- _Work to complete_
Will you output all of the data below exactly, omitting the images?

- _Source excerpt_
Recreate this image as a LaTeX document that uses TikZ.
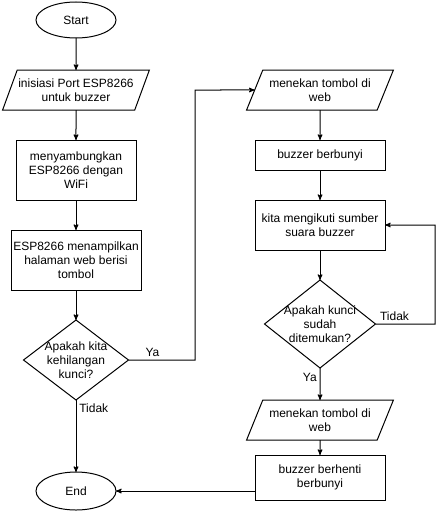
\documentclass[tikz,border=0pt]{standalone}
\usepackage{fontspec}
\setmainfont{Liberation Sans}
\usetikzlibrary{arrows,shapes.geometric,positioning}

\begin{document}
\begin{tikzpicture}[->,>=stealth',line width=1pt,x=1pt,y=-1pt,
                    font=\fontsize{12}{14}\selectfont]
  \tikzstyle{every node}=[outer sep=0pt]
  \tikzstyle{terminal}=[ellipse,draw,minimum width=80pt,minimum height=36pt,inner sep=0pt]
  \tikzstyle{io}=[trapezium,trapezium left angle=64,trapezium right angle=116,
                  trapezium stretches=true,draw,align=center,
                  minimum width=147pt,minimum height=40pt,inner xsep=0pt]
  \tikzstyle{process}=[rectangle,draw,align=center,minimum width=130pt,inner sep=2pt]
  \tikzstyle{decision}=[diamond,draw,inner sep=0pt]
  \tikzstyle{every label}=[align=center]

  \useasboundingbox (0,0) rectangle (444,511);

  % left column
  \node[terminal] (start) at (76,20) {Start};
  \node[io]       (port)  [below=32pt of start] {inisiasi Port ESP8266\\untuk buzzer};
  \node[process,minimum width=120pt,minimum height=60pt] (wifi) [below=30pt of port]
       {menyambungkan\\ESP8266 dengan\\WiFi};
  \node[process,minimum height=60pt] (web) [below=30pt of wifi]
       {ESP8266 menampilkan\\halaman web berisi\\tombol};
  \node[decision,minimum width=105pt,minimum height=80pt,
        label={center:Apakah kita\\kehilangan\\kunci?}] (hilang) [below=30pt of web] {};
  \node[terminal,minimum height=38pt] (end) [below=72pt of hilang] {End};

  % right column
  \node[io]       (tekan) at (320,90) {menekan tombol di\\web};
  \node[process,minimum height=30pt] (bunyi) [below=30pt of tekan] {buzzer berbunyi};
  \node[process,minimum height=50pt] (ikuti) [below=30pt of bunyi]
       {kita mengikuti sumber\\suara buzzer};
  \node[decision,minimum width=111pt,minimum height=88pt,
        label={center:Apakah kunci\\sudah\\ditemukan?}] (temu) [below=30pt of ikuti] {};
  \node[io]       (tekan2) [below=32pt of temu] {menekan tombol di\\web};
  \node[process,minimum height=45pt] (henti) [below=15pt of tekan2]
       {buzzer berhenti\\berbunyi};

  \coordinate (ya) at (195,90);
  \coordinate (cari) at (435,225);

  \path (start) edge (port)
        (port) edge (wifi)
        (wifi) edge (web)
        (web) edge (hilang)
        (hilang) edge node[pos=0.12,right] {Tidak} (end)
        (tekan) edge (bunyi)
        (bunyi) edge (ikuti)
        (ikuti) edge (temu)
        (temu) edge node[pos=0.3,left] {Ya} (tekan2)
        (tekan2) edge (henti);
  \draw (hilang.east) -| node[pos=0.18,above] {Ya} (ya) -- (tekan.west);
  \draw (temu.east) -| node[pos=0.16,above] {Tidak} (cari) -- (ikuti.east);
  \draw (end -| henti.west) -- (end);
\end{tikzpicture}
\end{document}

- _Result of the exercise_
Recreate this image as a LaTeX document that uses TikZ.
\documentclass[tikz,border=0pt]{standalone}
\usepackage{fontspec}
\setmainfont{Liberation Sans}
\usetikzlibrary{arrows,shapes.geometric,positioning}

\begin{document}
\begin{tikzpicture}[->,>=stealth',line width=1pt,x=1pt,y=-1pt,
                    font=\fontsize{12}{14}\selectfont]
  \tikzstyle{every node}=[outer sep=0pt]
  \tikzstyle{terminal}=[ellipse,draw,minimum width=80pt,minimum height=36pt,inner sep=0pt]
  \tikzstyle{io}=[trapezium,trapezium left angle=64,trapezium right angle=116,
                  trapezium stretches=true,draw,align=center,
                  minimum width=147pt,minimum height=40pt,inner xsep=0pt]
  \tikzstyle{process}=[rectangle,draw,align=center,minimum width=130pt,inner sep=2pt]
  \tikzstyle{decision}=[diamond,draw,inner sep=0pt]
  \tikzstyle{every label}=[align=center]

  \useasboundingbox (0,0) rectangle (444,511);

  % left column
  \node[terminal] (start) at (76,20) {Start};
  \node[io]       (port)  [below=32pt of start] {inisiasi Port ESP8266\\untuk buzzer};
  \node[process,minimum width=120pt,minimum height=60pt] (wifi) [below=30pt of port]
       {menyambungkan\\ESP8266 dengan\\WiFi};
  \node[process,minimum height=60pt] (web) [below=30pt of wifi]
       {ESP8266 menampilkan\\halaman web berisi\\tombol};
  \node[decision,minimum width=105pt,minimum height=80pt,
        label={center:Apakah kita\\kehilangan\\kunci?}] (hilang) [below=30pt of web] {};
  \node[terminal,minimum height=38pt] (end) [below=72pt of hilang] {End};

  % right column
  \node[io]       (tekan) at (320,90) {menekan tombol di\\web};
  \node[process,minimum height=30pt] (bunyi) [below=30pt of tekan] {buzzer berbunyi};
  \node[process,minimum height=50pt] (ikuti) [below=30pt of bunyi]
       {kita mengikuti sumber\\suara buzzer};
  \node[decision,minimum width=111pt,minimum height=88pt,
        label={center:Apakah kunci\\sudah\\ditemukan?}] (temu) [below=30pt of ikuti] {};
  \node[io]       (tekan2) [below=32pt of temu] {menekan tombol di\\web};
  \node[process,minimum height=45pt] (henti) [below=15pt of tekan2]
       {buzzer berhenti\\berbunyi};

  \coordinate (ya) at (195,90);
  \coordinate (cari) at (435,225);

  \path (start) edge (port)
        (port) edge (wifi)
        (wifi) edge (web)
        (web) edge (hilang)
        (hilang) edge node[pos=0.12,right] {Tidak} (end)
        (tekan) edge (bunyi)
        (bunyi) edge (ikuti)
        (ikuti) edge (temu)
        (temu) edge node[pos=0.3,left] {Ya} (tekan2)
        (tekan2) edge (henti);
  \draw (hilang.east) -| node[pos=0.18,above] {Ya} (ya) -- (tekan.west);
  \draw (temu.east) -| node[pos=0.16,above] {Tidak} (cari) -- (ikuti.east);
  \draw (end -| henti.west) -- (end);
\end{tikzpicture}
\end{document}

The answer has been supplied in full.